Ziyaretin gerçekleştiği gün AK Partililerin tereddütlü tavırları ciddi bir eleştiriyi hak ediyor. Her durumda bu icraatın AK Parti’nin hanesine yazılacağı ortada iken, yaptıkları bir girişimi sahiplenmeyici tavırları elbette -en hafif ifadesiyle- şık olmadı. İlerleyen zamanda bu icraatı sahiplenici bir tavır sergilemeleri de, bu nahoş manzarayı gerçekte fazlaca değiştirmedi.
Türk medyasının HAMAS’ın ziyaretini değerlendiriş biçimi, başlı başına bir yazının konusu olabilecek genişlikte ve çeşitlilikte. Bu çeşitliliğin varlığını yadsımaksızın ve Türkiye penceresinden olaylara bakanları istisna ederek, bir iki hususun altını çizmekle yetineceğiz. Her şeyden önce, HAMAS heyetinin kabul edilişini “erken, aceleye getirilmiş” olarak görüp eleştirenlerden, neden/kimden erken davranıldığını, hangi olayın ya da kimin beklenmesi gerektiğini açıklamalarını beklemek hakkımız. Aslında bir yönüyle bu kişiler; HAMAS ziyaretinin ABD’nin ve AB’nin bilgisi dâhilinde gerçekleştiğini düşünen, o nedenle de ziyareti daha ılımlı değerlendirenlerle kalkış noktasında birleşiyorlar. Zira her iki yaklaşımda da, Türkiye’nin dış politikasının müttefik devletlerin siyasetleri doğrultusunda ve onların izin verdiği sınırlar içerisinde olduğu/olması gerektiği iması bulunuyor.

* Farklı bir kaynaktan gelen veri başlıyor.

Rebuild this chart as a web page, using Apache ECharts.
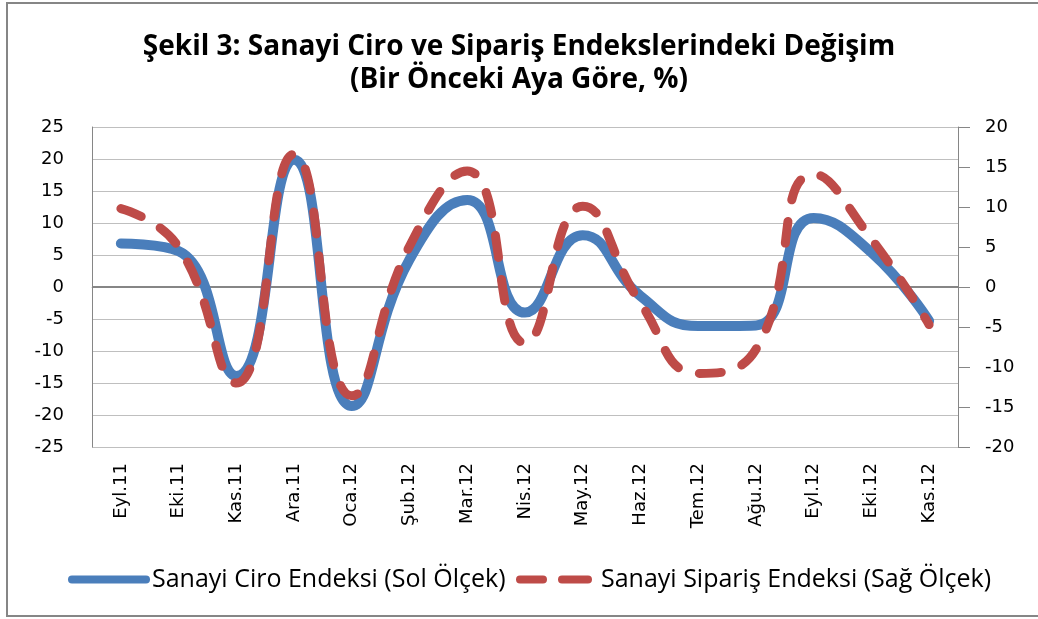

Bitirirken… Eğer mümkün olsaydı, konu ile ilgili en ilginç yorum ödülünü; bir TV programında -İsrail’in bütünüyle dinî argümanlarla kurulduğunu ve halen de varlığını bu iddialar üzerinden sürdürme çabasını görmezden gelerek- Filistin’de rejim değişikliğine gitmek ve bir ‘İslam devleti’ kurmak amacında olduğu gerekçesiyle HAMAS’ın kabulünü eleştiren CHP’li Onur Öymen’e verirdim.